> [Records for processing]:

============

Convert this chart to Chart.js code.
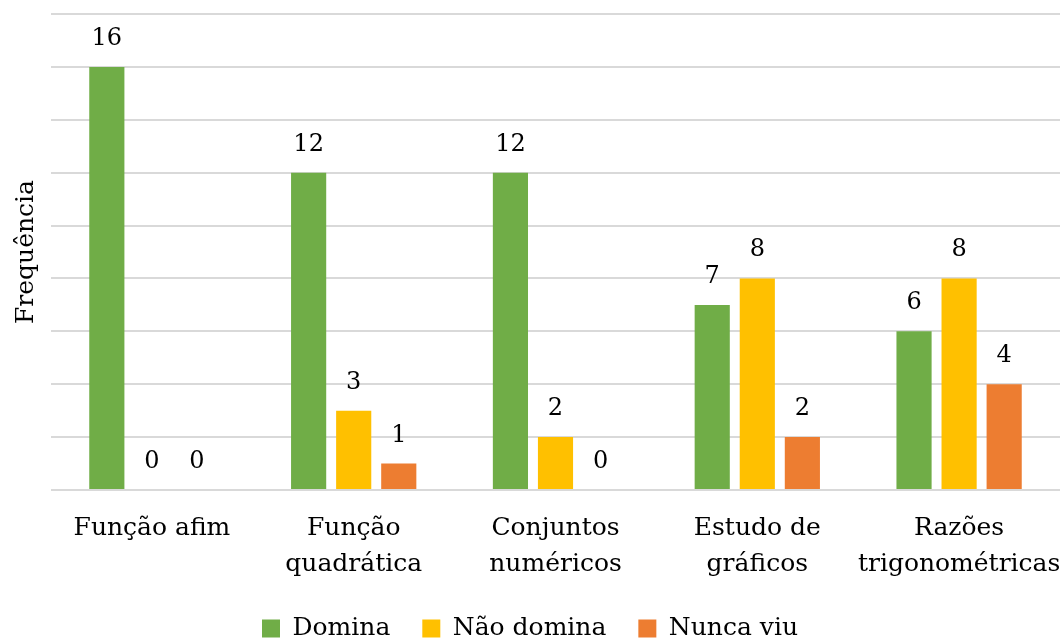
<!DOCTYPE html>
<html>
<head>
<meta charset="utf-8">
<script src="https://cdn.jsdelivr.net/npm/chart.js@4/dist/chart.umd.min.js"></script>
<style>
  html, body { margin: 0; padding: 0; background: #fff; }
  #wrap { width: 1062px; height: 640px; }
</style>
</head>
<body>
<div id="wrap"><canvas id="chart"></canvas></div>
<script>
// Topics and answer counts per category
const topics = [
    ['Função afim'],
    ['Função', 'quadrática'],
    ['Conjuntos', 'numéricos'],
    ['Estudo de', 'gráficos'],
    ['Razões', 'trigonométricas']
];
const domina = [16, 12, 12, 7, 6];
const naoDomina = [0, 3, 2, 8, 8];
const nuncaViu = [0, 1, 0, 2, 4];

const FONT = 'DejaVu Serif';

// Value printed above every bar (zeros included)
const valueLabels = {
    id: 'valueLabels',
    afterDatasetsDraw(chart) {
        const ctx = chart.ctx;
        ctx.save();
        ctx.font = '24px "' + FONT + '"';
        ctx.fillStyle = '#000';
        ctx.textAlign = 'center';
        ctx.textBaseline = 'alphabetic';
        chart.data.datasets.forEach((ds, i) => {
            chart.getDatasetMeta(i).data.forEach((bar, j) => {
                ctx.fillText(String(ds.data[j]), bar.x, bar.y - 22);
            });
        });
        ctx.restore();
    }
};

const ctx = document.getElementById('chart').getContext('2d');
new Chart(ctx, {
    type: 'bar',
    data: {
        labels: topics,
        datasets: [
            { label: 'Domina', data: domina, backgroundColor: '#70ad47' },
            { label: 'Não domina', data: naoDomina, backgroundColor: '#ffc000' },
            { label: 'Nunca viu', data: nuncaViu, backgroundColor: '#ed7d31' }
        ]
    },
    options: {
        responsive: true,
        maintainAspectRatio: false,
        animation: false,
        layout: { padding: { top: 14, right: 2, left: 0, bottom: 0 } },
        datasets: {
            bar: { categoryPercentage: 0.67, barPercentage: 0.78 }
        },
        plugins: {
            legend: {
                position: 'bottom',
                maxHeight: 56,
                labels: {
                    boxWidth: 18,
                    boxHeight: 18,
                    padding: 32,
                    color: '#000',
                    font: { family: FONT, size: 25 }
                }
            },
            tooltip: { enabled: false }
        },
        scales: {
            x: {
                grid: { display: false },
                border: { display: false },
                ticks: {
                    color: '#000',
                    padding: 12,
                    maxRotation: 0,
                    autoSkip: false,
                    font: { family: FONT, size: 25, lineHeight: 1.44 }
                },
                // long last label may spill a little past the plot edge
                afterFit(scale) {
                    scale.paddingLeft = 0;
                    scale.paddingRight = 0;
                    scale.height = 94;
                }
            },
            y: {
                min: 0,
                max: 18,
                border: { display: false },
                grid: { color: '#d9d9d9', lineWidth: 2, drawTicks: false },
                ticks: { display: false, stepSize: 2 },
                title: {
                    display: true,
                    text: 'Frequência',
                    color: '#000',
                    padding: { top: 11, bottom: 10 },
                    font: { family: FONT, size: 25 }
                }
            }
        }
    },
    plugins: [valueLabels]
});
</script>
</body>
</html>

============

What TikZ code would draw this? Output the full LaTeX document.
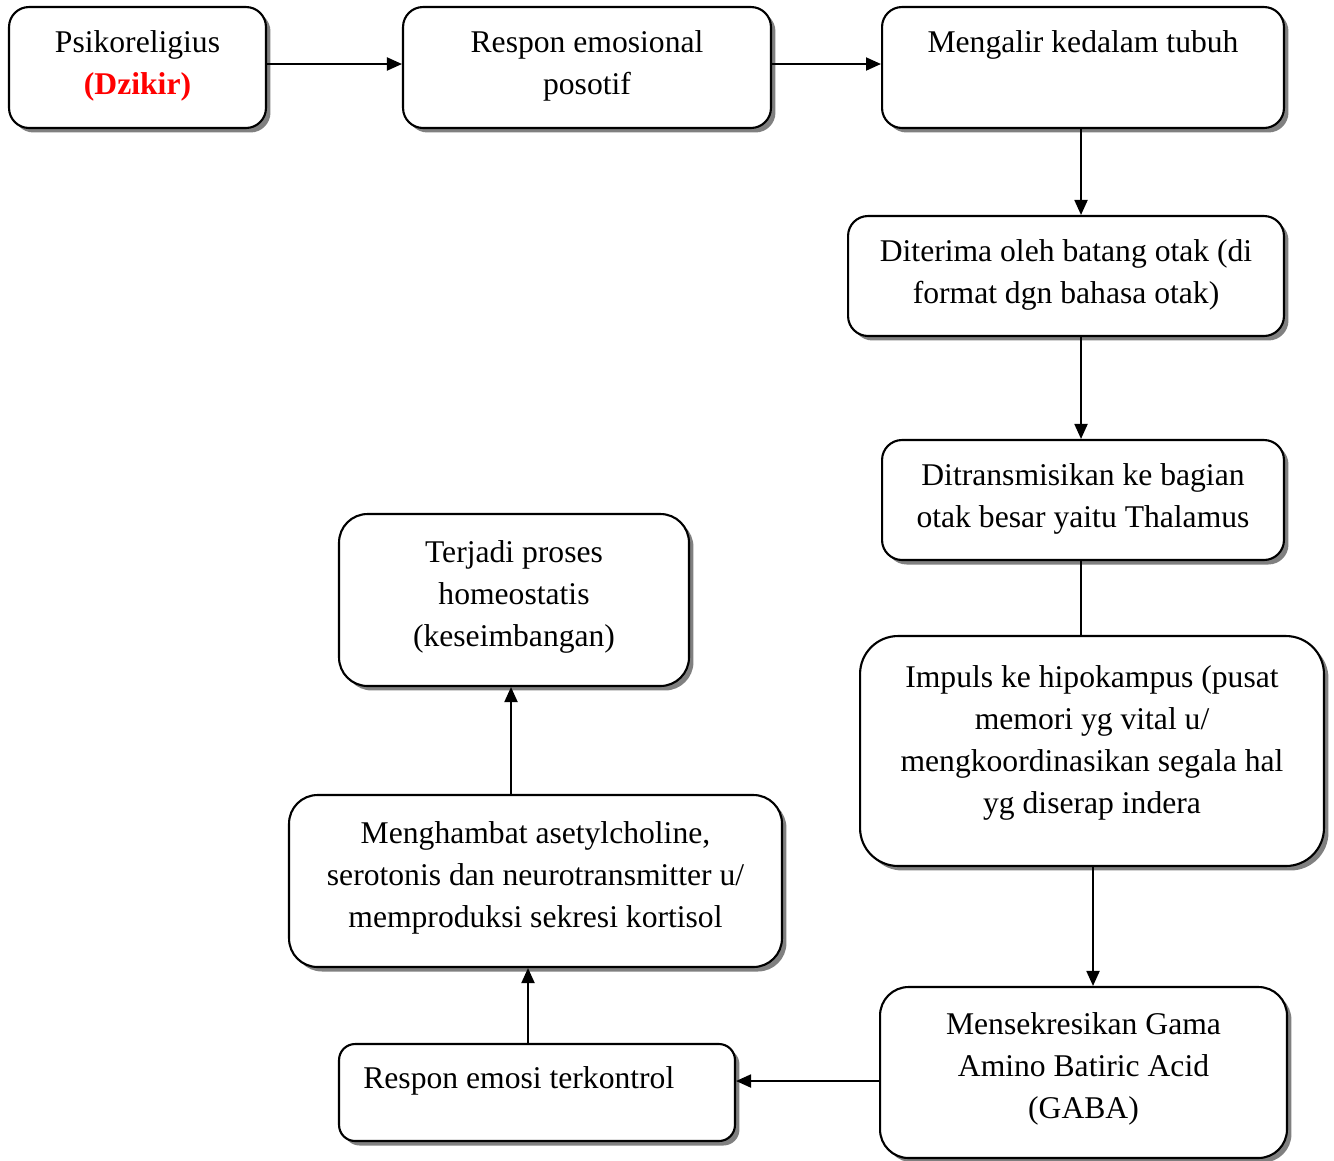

============

Take the stretch from the line containing "Convert this chart to Chart.js code." through the line containing "const FONT = 'DejaVu Serif';" and reproduce it exactly, both ends included. Omit the pictures.

> [Worked solution]:
Convert this chart to Chart.js code.
<!DOCTYPE html>
<html>
<head>
<meta charset="utf-8">
<script src="https://cdn.jsdelivr.net/npm/chart.js@4/dist/chart.umd.min.js"></script>
<style>
  html, body { margin: 0; padding: 0; background: #fff; }
  #wrap { width: 1062px; height: 640px; }
</style>
</head>
<body>
<div id="wrap"><canvas id="chart"></canvas></div>
<script>
// Topics and answer counts per category
const topics = [
    ['Função afim'],
    ['Função', 'quadrática'],
    ['Conjuntos', 'numéricos'],
    ['Estudo de', 'gráficos'],
    ['Razões', 'trigonométricas']
];
const domina = [16, 12, 12, 7, 6];
const naoDomina = [0, 3, 2, 8, 8];
const nuncaViu = [0, 1, 0, 2, 4];

const FONT = 'DejaVu Serif';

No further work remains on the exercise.